The 2.2L and 2.3L Prelude motors can be stuffed in the 4G engine bay with cutting, pounding, welding, and basic indifference to structural safety. We highly advice against it.

A normally aspirated fully built H22A VTEC motor would be very strong, and should be capable of low 12sec slips. However, very few H22As are actually faster than built B18Cs.

The prelude motor is significantly heavier than the stock 4G motors, and the additional front weight bias will spell u-n-d-e-r-s-t-e-e-r. If you love the way your car handles now, think twice about the big 'lude swap. If you do, you must get bigger front brakes, or at least aggressive pads, to haul you down without drama.

Which motor should I get?

For a daily driven car that is your sole mode of transportation, I highly recommend the 1.6L DOHC ZC motor, or the SOHC VTEC. They both bolt right in, fewer parts are changed and its not very expensive. But its nowhere near as fast as the 1.8Ls, and the ZC is harder to find, especially outside of SoCal.

The B16A will be a time consuming wiring challenge, but should be very rewarding.

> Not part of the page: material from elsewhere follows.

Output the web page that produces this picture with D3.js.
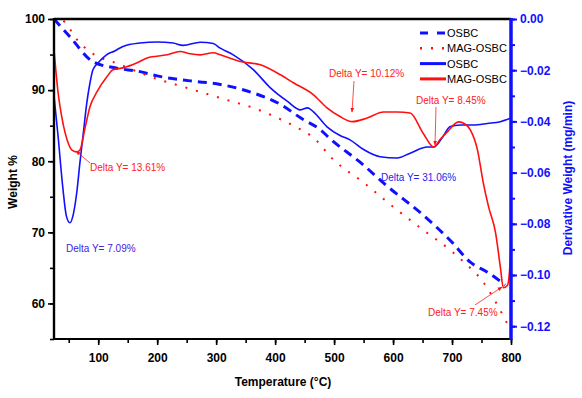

The Integra motors create a lot more torque than the 1.6Ls. A streetable, built non-VTEC can generate 150+ hp at the wheels and modified B18Cs can generate push 170s-180s, even high 190s. Either one is capable of tire smoking power that will have your friends calling your car 'Monster'. But since the install is much harder, the cost is usually much higher than the bolt in swaps. And with modified motor mounts the risk goes up that the car won't be Honda-smooth and relatively vibration free.

For an all out racer, fully built Turbo/NOS B18A, H23 or H22s have all been successful.